Cet article constitue l'ultime attaque contre le droit de grève, attaque symbolique mais fortement démagogique. En effet, il rappelle que les jours de grève ne sont pas payés. Quel intérêt présente cet article puisque la règle en vigueur, c'est dores et déjà que les grévistes ne perçoivent pas leur salaire les journées où ils cessent le travail ? Eux le savent bien et sentent passer la pilule quand ils décident de renoncer à un pourcentage de leurs 1 300 ou 1 500 euros mensuels !
Si cet article ne cherche pas à créer une disposition nouvelle, c'est qu'il a un autre but ! En chargeant le projet de loi de cette phrase supplémentaire, vous voulez faire croire que le non-paiement des jours de grève ne serait pas la règle pour mieux dissimuler que les salariés ne se mettent pas en grève à la légère, ou de façon abusive. Par cet article sournois, vous discréditez donc un peu plus les grévistes ! En opposant les salariés aux usagers vous divisez pour mieux régner. On retrouve là vos vieilles recettes : fonctionnaires contre salariés du privé, nationaux contre étrangers, et j'en passe !
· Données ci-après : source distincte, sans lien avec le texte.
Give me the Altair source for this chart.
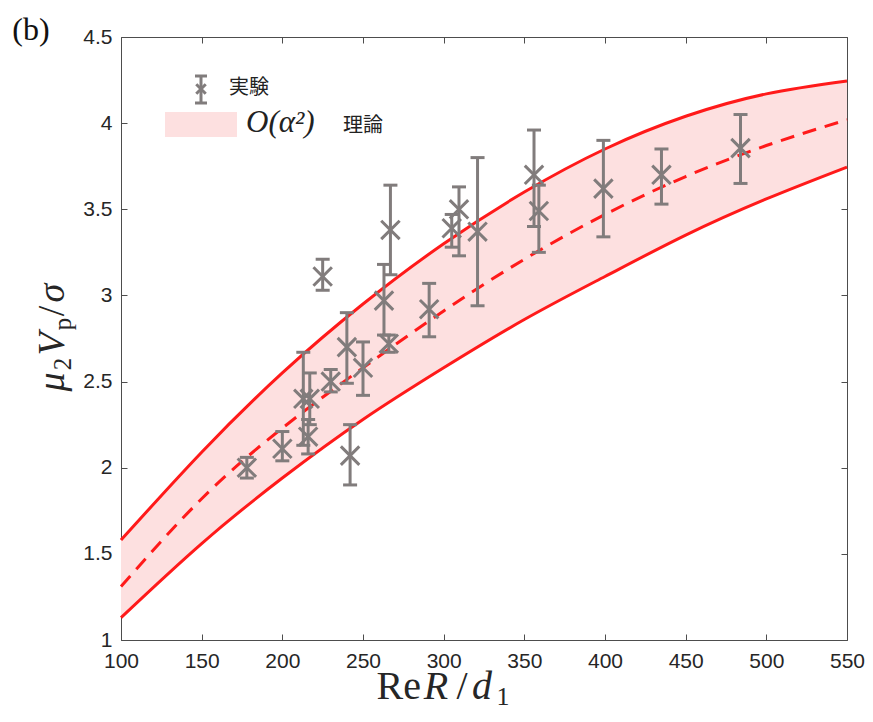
import altair as alt
import pandas as pd

# ---- theory curves ----
curve_x = [100, 150, 200, 250, 300, 350, 400, 450, 500, 550]
upper = [1.58, 2.09, 2.55, 2.95, 3.30, 3.60, 3.85, 4.04, 4.17, 4.245]
middle = [1.31, 1.82, 2.23, 2.58, 2.91, 3.21, 3.47, 3.69, 3.87, 4.02]
lower = [1.13, 1.56, 1.94, 2.28, 2.58, 2.86, 3.11, 3.35, 3.56, 3.745]

# ---- experiments ----
re_vals = [178, 200, 213, 217, 216, 225, 230, 240, 242, 250, 263, 266, 267,
           291, 305, 309.5, 321, 356, 359, 399, 435, 484]
v_vals = [2.00, 2.11, 2.40, 2.40, 2.18, 3.11, 2.50, 2.70, 2.07, 2.58, 2.97, 2.72,
          3.38, 2.92, 3.39, 3.50, 3.37, 3.70, 3.49, 3.62, 3.70, 3.855]
v_lo = [1.94, 2.04, 2.13, 2.25, 2.08, 3.03, 2.44, 2.49, 1.90, 2.42, 2.77, 2.67,
        3.12, 2.76, 3.28, 3.23, 2.94, 3.40, 3.25, 3.34, 3.53, 3.65]
v_hi = [2.06, 2.21, 2.67, 2.55, 2.28, 3.21, 2.57, 2.90, 2.25, 2.73, 3.18, 2.77,
        3.64, 3.07, 3.47, 3.63, 3.80, 3.96, 3.64, 3.90, 3.85, 4.05]

x_ticks = [100, 150, 200, 250, 300, 350, 400, 450, 500, 550]
y_ticks = [1, 1.5, 2, 2.5, 3, 3.5, 4, 4.5]

curves = pd.DataFrame({"x": curve_x, "upper": upper, "middle": middle, "lower": lower})
pts = pd.DataFrame({"x": re_vals, "v": v_vals, "lo": v_lo, "hi": v_hi})
one = pd.DataFrame({"a": [0]})

RED = "#ff1a1a"
GRAY = "#817c7c"
PINK = "#fde0e0"
AX = "#4d4d4d"
TXT = "#262626"
XPATH = "M-1,-1L1,1M1,-1L-1,1"
SERIF = "Liberation Serif"

xs = alt.Scale(domain=[100, 550], nice=False, zero=False)
ys = alt.Scale(domain=[1, 4.5], nice=False, zero=False)

lab_common = dict(ticks=False, tickSize=0, domain=False, grid=False, title=None,
                  labelFont="Liberation Sans", labelFontSize=21, labelColor=TXT,
                  labelOverlap=False, labelFlush=False)
x_lab = alt.Axis(orient="bottom", values=x_ticks, format="d", labelPadding=10, **lab_common)
y_lab = alt.Axis(orient="left", values=y_ticks, format="~g", labelPadding=9, **lab_common)


def tick_axis(orient, vals):
    return alt.Axis(orient=orient, values=vals, labels=False, domain=False, grid=False,
                    ticks=True, tickSize=6, tickColor=AX, tickWidth=1, offset=-6, title=None)


band = alt.Chart(curves).mark_area(color=PINK, interpolate="natural").encode(
    x=alt.X("x:Q", scale=xs, axis=x_lab),
    y=alt.Y("lower:Q", scale=ys, axis=y_lab),
    y2="upper:Q",
)
up_line = alt.Chart(curves).mark_line(color=RED, strokeWidth=3, interpolate="natural").encode(
    x=alt.X("x:Q", scale=xs, axis=tick_axis("bottom", x_ticks)),
    y=alt.Y("upper:Q", scale=ys, axis=tick_axis("left", y_ticks)),
)
low_line = alt.Chart(curves).mark_line(color=RED, strokeWidth=3, interpolate="natural").encode(
    x=alt.X("x:Q", scale=xs, axis=tick_axis("top", x_ticks)),
    y=alt.Y("lower:Q", scale=ys, axis=tick_axis("right", y_ticks)),
)
mid_line = alt.Chart(curves).mark_line(color=RED, strokeWidth=3, strokeDash=[14, 9],
                                       interpolate="natural").encode(
    x=alt.X("x:Q", scale=xs, axis=None),
    y=alt.Y("middle:Q", scale=ys, axis=None),
)

rules = alt.Chart(pts).mark_rule(color=GRAY, strokeWidth=3).encode(
    x=alt.X("x:Q", scale=xs, axis=None),
    y=alt.Y("lo:Q", scale=ys, axis=None),
    y2="hi:Q",
)
cap_lo = alt.Chart(pts).mark_tick(orient="horizontal", size=14, thickness=3, color=GRAY, opacity=1).encode(
    x=alt.X("x:Q", scale=xs, axis=None),
    y=alt.Y("lo:Q", scale=ys, axis=None),
)
cap_hi = alt.Chart(pts).mark_tick(orient="horizontal", size=14, thickness=3, color=GRAY, opacity=1).encode(
    x=alt.X("x:Q", scale=xs, axis=None),
    y=alt.Y("hi:Q", scale=ys, axis=None),
)
marks = alt.Chart(pts).mark_point(shape=XPATH, size=340, strokeWidth=3, filled=False,
                                  color=GRAY, opacity=1).encode(
    x=alt.X("x:Q", scale=xs, axis=None),
    y=alt.Y("v:Q", scale=ys, axis=None),
)

# ---- legend ----
leg_rule = alt.Chart(one).mark_rule(color=GRAY, strokeWidth=3).encode(
    x=alt.value(80), y=alt.value(39), y2=alt.value(66))
leg_cap1 = alt.Chart(one).mark_rule(color=GRAY, strokeWidth=3).encode(
    x=alt.value(74), x2=alt.value(86), y=alt.value(39))
leg_cap2 = alt.Chart(one).mark_rule(color=GRAY, strokeWidth=3).encode(
    x=alt.value(74), x2=alt.value(86), y=alt.value(66))
leg_pt = alt.Chart(one).mark_point(shape=XPATH, size=90, strokeWidth=3, filled=False,
                                   color=GRAY, opacity=1).encode(x=alt.value(80), y=alt.value(52))
leg_t1 = alt.Chart(one).mark_text(text="実験", font="Noto Sans CJK JP", fontSize=20,
                                  align="left", baseline="middle", color="#222222").encode(
    x=alt.value(108), y=alt.value(51))
leg_rect = alt.Chart(one).mark_rect(color=PINK).encode(
    x=alt.value(44), x2=alt.value(116), y=alt.value(75), y2=alt.value(100))
leg_t2 = alt.Chart(one).mark_text(text="O(α²)", font=SERIF, fontSize=31,
                                  fontStyle="italic", align="left", baseline="middle",
                                  color="#222222").encode(x=alt.value(125), y=alt.value(86))
leg_t3 = alt.Chart(one).mark_text(text="理論", font="Noto Sans CJK JP", fontSize=20,
                                  align="left", baseline="middle", color="#222222").encode(
    x=alt.value(222), y=alt.value(89))


# ---- titles (pieces so that roman / italic / subscript match the reference) ----
def piece(text, x, y, size, italic=False, angle=0, align="center"):
    kw = dict(text=text, font=SERIF, fontSize=size, align=align, baseline="alphabetic",
              color=TXT)
    if italic:
        kw["fontStyle"] = "italic"
    if angle:
        kw["angle"] = angle
    return alt.Chart(one).mark_text(**kw).encode(x=alt.value(x), y=alt.value(y))


XB = 662
x_title = [
    piece("Re", 300, XB, 40, align="right"),
    piece("R", 315, XB, 40, italic=True),
    piece("/", 341, XB, 40),
    piece("d", 361, XB, 40, italic=True),
    piece("1", 382, XB + 6, 26),
]
# rotated y-title, reads bottom to top; the subscript shift goes to +x
YB = -57
y_title = [
    piece("μ", YB, 345, 38, italic=True, angle=270),
    piece("2", YB + 7, 327, 25, angle=270),
    piece("V", YB, 307, 38, italic=True, angle=270),
    piece("p", YB + 7, 287, 25, angle=270),
    piece("/", YB, 274, 38, angle=270),
    piece("σ", YB, 256, 38, italic=True, angle=270),
]
lab_b = alt.Chart(one).mark_text(text="(b)", font=SERIF, fontSize=32,
                                 align="center", baseline="middle", color="#111111").encode(
    x=alt.value(-90), y=alt.value(-7))

chart = alt.layer(
    band, up_line, low_line, mid_line, rules, cap_lo, cap_hi, marks,
    leg_rule, leg_cap1, leg_cap2, leg_pt, leg_t1, leg_rect, leg_t2, leg_t3,
    *x_title, *y_title, lab_b,
).resolve_axis(x="independent", y="independent").properties(
    width=726, height=603,
    autosize=alt.AutoSizeParams(type="none"),
    padding={"left": 113, "top": 29, "right": 18, "bottom": 72},
).configure_view(stroke=AX, strokeWidth=1)

chart.save("out.html", embed_options={"renderer": "svg", "actions": False})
Mais revenons à la question du non-paiement des jours de grève. La seule chose qui existe, c'est la pratique d'indemnisation de certains jours de grève, lors de conflits particulièrement durs, pour tenter de limiter les dégâts pour les salariés mobilisés et pour leurs familles.
Prenons l'exemple de la dernière grande grève des Courriers du Midi, une compagnie d'autocars dans l'Hérault, grève qui remonte à 2002. Il est intéressant de le noter au passage, c'était il y a cinq ans : vous voyez bien que les salariés ne se mettent pas en grève à tort et à travers ! Lors de ce conflit, les grévistes avaient finalement obtenu le paiement de la moitié des jours de grève, mais n'est-ce pas normal ? Leur mouvement de grève, c'était de la légitime défense contre les attaques faites au service public et aux salariés.
Et, faut-il le rappeler, lorsque des salariés décident de se mettre en grève pour défendre leurs conditions de travail et le service public, ce sont les droits de tous les salariés qu'ils défendent, ainsi qu'un service dont bénéficie l'intégralité des usagers. Et lorsque leur mobilisation se couronne de succès et qu'ils réussissent à conserver certains acquis – par exemple le maintien d'un poste d'aiguilleur, ou encore celui d'une agence de proximité –, les bénéfices de cette mobilisation sont profitables à tout un ensemble de personnes, qui va bien au-delà des seuls salariés mobilisés. C'est la sécurité de tous les usagers qu'ils défendent alors. Quand ils se battent contre la fermeture de gares, c'est pour le confort de tous les usagers !
Si l'on veut bien reconnaître ce fait, on est obligé d'admettre que l'amendement retenu au Sénat, qui consistait à remplacer la phrase « La rémunération d'un salarié participant à une grève est réduite en fonction de la durée non travaillée en raison de la participation à cette grève » par la phrase « Les versements effectués par les entreprises aux salariés, visant à compenser directement ou indirectement la retenue du traitement ou du salaire prévue au premier alinéa, sont réputés sans cause », est particulièrement inique. Il s'agit de bien enfoncer le clou, si vous me permettez l'expression.
En outre, cette rédaction, partie intégrante d'un texte qui prétend vouloir promouvoir la dialogue social, ferme définitivement la porte à des dispositions qui peuvent être décidées dans le cadre de négociations de fin de conflit, afin de favoriser la reprise du travail dans de bonnes conditions. Ce n'est pas la moindre contradiction de ce texte. Elle en dit long sur l'hostilité qui anime une très large partie des bancs de l'UMP à l'égard des grévistes. (Exclamations sur les bancs du groupe de l'Union pour un mouvement populaire.)
Et lorsque M. le ministre feint de s'en remettre au bon sens en déclarant, lors de son audition par la commission des affaires économiques, assumer « tout à fait l'idée que si on fait grève, on ne travaille pas, et que si on ne travaille pas, on n'est pas payé », c'est bien là, en fait, la main de fer historique de la droite contre le principe même de démocratie sociale qui s'exprime au grand jour ! Car, je le répète, quand Jaurès se battait pour le droit de grève à Carmaux, la droite de l'époque l'accusait déjà d'être du côté des « fraudeurs » et des « laxistes », de « décourager le travail » et d'avoir « perdu tout sens moral ».